● **What needs to be done**
Nothing but the lines from the top of the data to the line holding "y_ticks = [0.0, 0.2, 0.4, 0.6, 0.8, 1.0]" should be printed, word for word and both ends included; leave the pictures out.

● **Input records**
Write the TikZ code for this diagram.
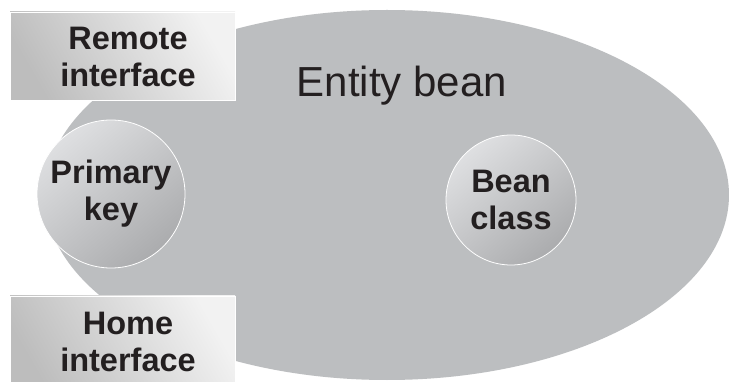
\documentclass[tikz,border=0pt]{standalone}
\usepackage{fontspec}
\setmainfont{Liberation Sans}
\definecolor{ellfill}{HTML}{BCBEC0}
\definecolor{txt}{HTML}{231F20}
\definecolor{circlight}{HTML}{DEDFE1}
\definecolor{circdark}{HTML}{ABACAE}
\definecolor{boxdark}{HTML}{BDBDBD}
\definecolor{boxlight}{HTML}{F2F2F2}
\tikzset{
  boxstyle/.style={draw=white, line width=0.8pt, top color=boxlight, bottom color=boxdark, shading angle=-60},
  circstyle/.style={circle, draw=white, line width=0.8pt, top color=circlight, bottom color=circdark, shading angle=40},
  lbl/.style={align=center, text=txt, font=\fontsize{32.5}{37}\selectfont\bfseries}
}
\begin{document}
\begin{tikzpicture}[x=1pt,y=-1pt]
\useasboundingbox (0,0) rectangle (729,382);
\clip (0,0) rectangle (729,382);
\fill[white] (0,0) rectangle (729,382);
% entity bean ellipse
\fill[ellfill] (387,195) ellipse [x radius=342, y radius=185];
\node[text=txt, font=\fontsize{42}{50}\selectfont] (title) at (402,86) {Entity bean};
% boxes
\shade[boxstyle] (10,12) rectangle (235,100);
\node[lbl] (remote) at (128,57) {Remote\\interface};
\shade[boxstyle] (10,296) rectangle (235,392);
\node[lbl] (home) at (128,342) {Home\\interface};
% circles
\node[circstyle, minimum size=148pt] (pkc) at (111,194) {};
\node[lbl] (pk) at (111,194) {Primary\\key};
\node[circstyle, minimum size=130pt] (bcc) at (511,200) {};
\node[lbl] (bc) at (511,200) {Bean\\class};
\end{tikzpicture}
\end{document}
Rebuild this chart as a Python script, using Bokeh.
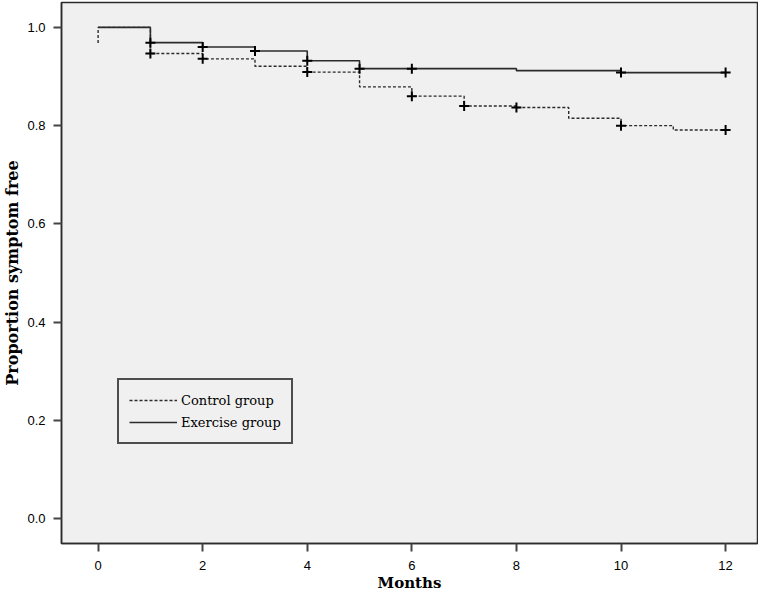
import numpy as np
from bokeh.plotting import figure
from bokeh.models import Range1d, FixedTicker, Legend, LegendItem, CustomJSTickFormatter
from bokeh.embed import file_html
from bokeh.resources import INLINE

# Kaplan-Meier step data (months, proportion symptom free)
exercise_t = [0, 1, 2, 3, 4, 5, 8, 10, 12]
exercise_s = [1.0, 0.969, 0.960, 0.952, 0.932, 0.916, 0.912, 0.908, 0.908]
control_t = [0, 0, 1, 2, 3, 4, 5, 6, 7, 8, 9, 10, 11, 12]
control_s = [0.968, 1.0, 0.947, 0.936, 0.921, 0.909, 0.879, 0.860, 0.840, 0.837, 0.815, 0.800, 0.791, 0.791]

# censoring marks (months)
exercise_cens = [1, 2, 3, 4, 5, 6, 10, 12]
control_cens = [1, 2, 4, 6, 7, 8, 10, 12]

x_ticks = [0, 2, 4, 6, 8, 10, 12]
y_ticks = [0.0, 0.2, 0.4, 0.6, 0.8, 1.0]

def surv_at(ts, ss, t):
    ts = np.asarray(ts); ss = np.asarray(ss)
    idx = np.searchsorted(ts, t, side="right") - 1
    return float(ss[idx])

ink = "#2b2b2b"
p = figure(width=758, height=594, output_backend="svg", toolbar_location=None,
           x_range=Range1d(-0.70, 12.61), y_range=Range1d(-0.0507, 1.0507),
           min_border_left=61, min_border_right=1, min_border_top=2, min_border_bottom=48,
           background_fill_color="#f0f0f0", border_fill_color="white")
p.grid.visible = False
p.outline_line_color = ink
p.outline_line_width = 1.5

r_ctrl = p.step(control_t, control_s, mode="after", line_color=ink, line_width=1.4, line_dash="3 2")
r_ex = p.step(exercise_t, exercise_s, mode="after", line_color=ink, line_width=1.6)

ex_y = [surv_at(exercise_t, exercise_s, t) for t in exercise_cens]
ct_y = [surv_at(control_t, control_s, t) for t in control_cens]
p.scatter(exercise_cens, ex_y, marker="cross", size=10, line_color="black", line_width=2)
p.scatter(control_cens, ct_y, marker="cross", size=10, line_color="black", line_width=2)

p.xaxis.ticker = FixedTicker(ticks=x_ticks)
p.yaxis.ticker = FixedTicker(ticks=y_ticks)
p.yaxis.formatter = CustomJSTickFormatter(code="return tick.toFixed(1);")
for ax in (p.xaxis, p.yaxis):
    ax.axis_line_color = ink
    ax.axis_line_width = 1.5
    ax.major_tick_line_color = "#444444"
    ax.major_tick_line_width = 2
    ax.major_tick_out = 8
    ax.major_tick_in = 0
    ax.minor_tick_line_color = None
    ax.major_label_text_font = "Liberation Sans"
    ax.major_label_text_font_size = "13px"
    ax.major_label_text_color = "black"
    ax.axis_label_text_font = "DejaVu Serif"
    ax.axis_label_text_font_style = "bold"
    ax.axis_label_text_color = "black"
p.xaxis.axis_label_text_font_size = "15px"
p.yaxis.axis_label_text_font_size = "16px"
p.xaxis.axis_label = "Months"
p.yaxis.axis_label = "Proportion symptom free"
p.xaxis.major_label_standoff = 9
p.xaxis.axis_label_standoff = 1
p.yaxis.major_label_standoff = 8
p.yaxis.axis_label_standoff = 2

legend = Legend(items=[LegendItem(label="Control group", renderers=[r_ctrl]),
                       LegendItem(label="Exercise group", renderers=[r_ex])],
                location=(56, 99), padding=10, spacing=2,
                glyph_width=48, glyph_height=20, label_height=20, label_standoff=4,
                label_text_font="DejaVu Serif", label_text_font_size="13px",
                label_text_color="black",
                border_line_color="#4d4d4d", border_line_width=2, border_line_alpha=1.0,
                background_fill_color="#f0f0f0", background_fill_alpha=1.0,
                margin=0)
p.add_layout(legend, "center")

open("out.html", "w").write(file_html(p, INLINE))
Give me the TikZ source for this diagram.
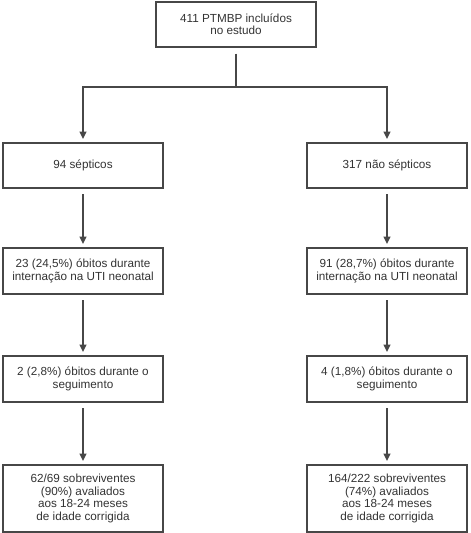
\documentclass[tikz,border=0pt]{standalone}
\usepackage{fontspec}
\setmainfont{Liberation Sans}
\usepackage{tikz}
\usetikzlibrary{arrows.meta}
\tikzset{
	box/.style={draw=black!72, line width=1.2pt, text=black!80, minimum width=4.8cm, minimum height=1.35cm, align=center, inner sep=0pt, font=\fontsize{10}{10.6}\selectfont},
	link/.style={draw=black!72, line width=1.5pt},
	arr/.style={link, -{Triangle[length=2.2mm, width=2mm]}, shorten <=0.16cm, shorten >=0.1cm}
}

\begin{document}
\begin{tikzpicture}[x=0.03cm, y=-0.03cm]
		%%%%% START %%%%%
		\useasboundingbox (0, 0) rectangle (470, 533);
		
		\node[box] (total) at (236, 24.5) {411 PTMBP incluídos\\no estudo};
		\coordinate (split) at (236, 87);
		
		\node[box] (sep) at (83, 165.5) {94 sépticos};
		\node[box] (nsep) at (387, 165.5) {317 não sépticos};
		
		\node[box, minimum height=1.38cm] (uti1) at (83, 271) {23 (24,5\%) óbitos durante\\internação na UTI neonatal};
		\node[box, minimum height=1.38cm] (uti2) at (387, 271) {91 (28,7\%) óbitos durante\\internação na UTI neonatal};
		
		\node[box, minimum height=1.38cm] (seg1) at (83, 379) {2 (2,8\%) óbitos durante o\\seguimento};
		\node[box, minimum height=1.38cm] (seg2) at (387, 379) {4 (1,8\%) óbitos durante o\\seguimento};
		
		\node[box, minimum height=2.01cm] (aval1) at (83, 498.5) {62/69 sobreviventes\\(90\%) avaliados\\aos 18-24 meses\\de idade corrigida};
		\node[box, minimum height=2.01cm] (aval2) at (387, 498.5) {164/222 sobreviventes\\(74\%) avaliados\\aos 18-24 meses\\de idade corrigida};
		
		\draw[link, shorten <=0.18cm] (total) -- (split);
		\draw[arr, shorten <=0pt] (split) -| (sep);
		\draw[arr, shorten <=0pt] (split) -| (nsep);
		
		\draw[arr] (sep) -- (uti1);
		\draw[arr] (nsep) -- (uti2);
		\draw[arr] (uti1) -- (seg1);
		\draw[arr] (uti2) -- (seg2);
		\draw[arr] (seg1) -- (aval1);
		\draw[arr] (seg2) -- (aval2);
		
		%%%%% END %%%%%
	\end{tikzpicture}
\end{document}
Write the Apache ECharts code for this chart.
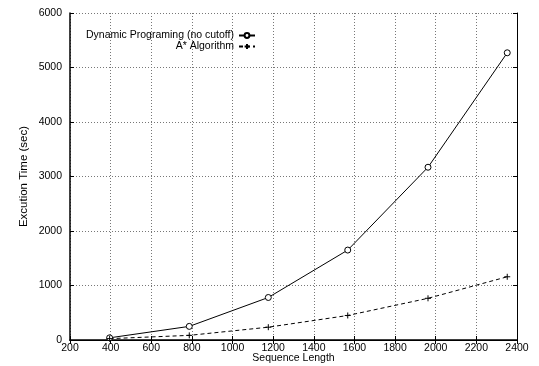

● **Exercise output**
Write the TikZ code for this diagram.
\documentclass[tikz,border=0pt]{standalone}
\usepackage{fontspec}
\setmainfont{Liberation Sans}
\definecolor{ellfill}{HTML}{BCBEC0}
\definecolor{txt}{HTML}{231F20}
\definecolor{circlight}{HTML}{DEDFE1}
\definecolor{circdark}{HTML}{ABACAE}
\definecolor{boxdark}{HTML}{BDBDBD}
\definecolor{boxlight}{HTML}{F2F2F2}
\tikzset{
  boxstyle/.style={draw=white, line width=0.8pt, top color=boxlight, bottom color=boxdark, shading angle=-60},
  circstyle/.style={circle, draw=white, line width=0.8pt, top color=circlight, bottom color=circdark, shading angle=40},
  lbl/.style={align=center, text=txt, font=\fontsize{32.5}{37}\selectfont\bfseries}
}
\begin{document}
\begin{tikzpicture}[x=1pt,y=-1pt]
\useasboundingbox (0,0) rectangle (729,382);
\clip (0,0) rectangle (729,382);
\fill[white] (0,0) rectangle (729,382);
% entity bean ellipse
\fill[ellfill] (387,195) ellipse [x radius=342, y radius=185];
\node[text=txt, font=\fontsize{42}{50}\selectfont] (title) at (402,86) {Entity bean};
% boxes
\shade[boxstyle] (10,12) rectangle (235,100);
\node[lbl] (remote) at (128,57) {Remote\\interface};
\shade[boxstyle] (10,296) rectangle (235,392);
\node[lbl] (home) at (128,342) {Home\\interface};
% circles
\node[circstyle, minimum size=148pt] (pkc) at (111,194) {};
\node[lbl] (pk) at (111,194) {Primary\\key};
\node[circstyle, minimum size=130pt] (bcc) at (511,200) {};
\node[lbl] (bc) at (511,200) {Bean\\class};
\end{tikzpicture}
\end{document}
Rebuild this chart as a Python script, using Bokeh.
import numpy as np
from bokeh.plotting import figure
from bokeh.models import Range1d, FixedTicker, Legend, LegendItem, CustomJSTickFormatter
from bokeh.embed import file_html
from bokeh.resources import INLINE

# Kaplan-Meier step data (months, proportion symptom free)
exercise_t = [0, 1, 2, 3, 4, 5, 8, 10, 12]
exercise_s = [1.0, 0.969, 0.960, 0.952, 0.932, 0.916, 0.912, 0.908, 0.908]
control_t = [0, 0, 1, 2, 3, 4, 5, 6, 7, 8, 9, 10, 11, 12]
control_s = [0.968, 1.0, 0.947, 0.936, 0.921, 0.909, 0.879, 0.860, 0.840, 0.837, 0.815, 0.800, 0.791, 0.791]

# censoring marks (months)
exercise_cens = [1, 2, 3, 4, 5, 6, 10, 12]
control_cens = [1, 2, 4, 6, 7, 8, 10, 12]

x_ticks = [0, 2, 4, 6, 8, 10, 12]
y_ticks = [0.0, 0.2, 0.4, 0.6, 0.8, 1.0]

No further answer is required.